Eat Your Books, which was launched nine months ago, boasts a library of 88,000 books with more than 2,000 indexed volumes. Users just tell the site which books in the library they own. This creates a virtual bookshelf that is saved to the user's Eat Your Books account. Now, when van Leunen needs a recipe, she can go online and quickly peruse the recipes of chefs she already trusts. Eat Your Books does not reproduce the actual recipe; it helps members find their recipes in their cookbooks and magazines.

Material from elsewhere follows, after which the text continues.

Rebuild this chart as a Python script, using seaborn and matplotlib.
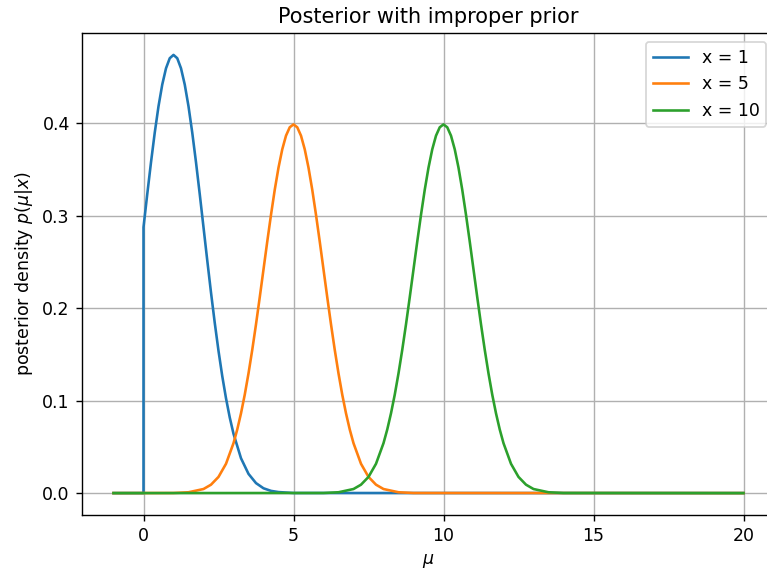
import matplotlib
matplotlib.use("Agg")
import matplotlib.pyplot as plt
import seaborn as sns
import pandas as pd

# x = 1 (truncated at mu = 0)
mu_x1 = [-1.0, 0.0, 0.0, 0.125, 0.25, 0.375, 0.5, 0.625, 0.75, 0.875, 1.0, 1.125,
         1.25, 1.375, 1.5, 1.625, 1.75, 1.875, 2.0, 2.125, 2.25, 2.375, 2.5, 2.625,
         2.75, 2.875, 3.0, 3.25, 3.5, 3.75, 4.0, 4.25, 4.5, 5.0, 20.0]
p_x1 = [0.0, 0.0, 0.2876, 0.3234, 0.3579, 0.3900, 0.4185, 0.4420, 0.4596, 0.4705,
        0.4741, 0.4705, 0.4596, 0.4420, 0.4185, 0.3900, 0.3579, 0.3234, 0.2876,
        0.2518, 0.2170, 0.1842, 0.1539, 0.1266, 0.1026, 0.0818, 0.0642, 0.0377,
        0.0208, 0.0108, 0.0052, 0.0024, 0.0011, 0.0001, 0.0]

# x = 5
mu_x5 = [-1.0, 1.0, 1.5, 2.0, 2.25, 2.5, 2.75, 3.0, 3.125, 3.25, 3.375, 3.5, 3.625,
         3.75, 3.875, 4.0, 4.125, 4.25, 4.375, 4.5, 4.625, 4.75, 4.875, 5.0, 5.125,
         5.25, 5.375, 5.5, 5.625, 5.75, 5.875, 6.0, 6.125, 6.25, 6.375, 6.5, 6.625,
         6.75, 6.875, 7.0, 7.25, 7.5, 7.75, 8.0, 8.5, 9.0, 20.0]
p_x5 = [0.0, 0.0001, 0.0009, 0.0044, 0.0091, 0.0175, 0.0317, 0.0540, 0.0688, 0.0863,
        0.1065, 0.1295, 0.1550, 0.1826, 0.2119, 0.2420, 0.2721, 0.3011, 0.3282,
        0.3521, 0.3719, 0.3867, 0.3958, 0.3989, 0.3958, 0.3867, 0.3719, 0.3521,
        0.3282, 0.3011, 0.2721, 0.2420, 0.2119, 0.1826, 0.1550, 0.1295, 0.1065,
        0.0863, 0.0688, 0.0540, 0.0317, 0.0175, 0.0091, 0.0044, 0.0009, 0.0001, 0.0]

# x = 10
mu_x10 = [-1.0, 6.0, 6.5, 7.0, 7.25, 7.5, 7.75, 8.0, 8.125, 8.25, 8.375, 8.5, 8.625,
          8.75, 8.875, 9.0, 9.125, 9.25, 9.375, 9.5, 9.625, 9.75, 9.875, 10.0, 10.125,
          10.25, 10.375, 10.5, 10.625, 10.75, 10.875, 11.0, 11.125, 11.25, 11.375,
          11.5, 11.625, 11.75, 11.875, 12.0, 12.25, 12.5, 12.75, 13.0, 13.5, 14.0, 20.0]
p_x10 = [0.0, 0.0001, 0.0009, 0.0044, 0.0091, 0.0175, 0.0317, 0.0540, 0.0688, 0.0863,
         0.1065, 0.1295, 0.1550, 0.1826, 0.2119, 0.2420, 0.2721, 0.3011, 0.3282,
         0.3521, 0.3719, 0.3867, 0.3958, 0.3989, 0.3958, 0.3867, 0.3719, 0.3521,
         0.3282, 0.3011, 0.2721, 0.2420, 0.2119, 0.1826, 0.1550, 0.1295, 0.1065,
         0.0863, 0.0688, 0.0540, 0.0317, 0.0175, 0.0091, 0.0044, 0.0009, 0.0001, 0.0]

labels = ["x = 1", "x = 5", "x = 10"]
colors = ["#1f77b4", "#ff7f0e", "#2ca02c"]

DPI = 125
fig = plt.figure(figsize=(767 / DPI, 571 / DPI), dpi=DPI)
# axes extends slightly past the right edge of the figure (cropped like the reference)
ax = fig.add_axes([82 / 767, 56 / 571, 693 / 767, 482 / 571])

for mu, p, lab, c in zip([mu_x1, mu_x5, mu_x10], [p_x1, p_x5, p_x10], labels, colors):
    df = pd.DataFrame({"mu": mu, "p": p})
    sns.lineplot(data=df, x="mu", y="p", ax=ax, estimator=None, sort=False,
                 color=c, label=lab, linewidth=1.5)

ax.set_xticks([0, 5, 10, 15, 20])
ax.set_yticks([0.0, 0.1, 0.2, 0.3, 0.4])
ax.grid(True)
ax.set_title("Posterior with improper prior", fontsize=12)
ax.set_xlabel(r"$\mu$")
ax.set_ylabel(r"posterior density $p(\mu|x)$")
ax.legend(loc="upper right")

fig.savefig("out.png", dpi=DPI)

Also neat about the website is the ability to Google your own cookbooks. In a matter of seconds, you can do a search and find all of the chocolate cake recipes in your cookbook library. Because the site categorizes the recipes in a number of ways, including ingredients, you could choose a recipe based on what you have in your refrigerator. 
 
Users can chat with other cookbook lovers on the website, as well as share cooking knowledge or solicit tips and other recipes. Users also can browse other members' bookshelves for cookbooks that they might wish to add to their personal collection.

I'll try anything once. 

So I jumped on Eat Your Books. Within seconds, I discovered it had several of my favorite cookbooks including Lucinda Scala Quinn's "Mad Hungry" and "Mastering the Art of French Cooking: Vol. II," by Julia Child.

If you love to cook, chances are you enjoy reading stories about cooking. For those times when you're looking to chow down a good read, the website features a listing of popular foodie blogs such as "Simply Recipes" and "Recipe Girl."

I would never give up my collection of hardcover cookbooks, but there's no reason not to embrace a new digital tool like this. It serves our need for familiarity and convenience.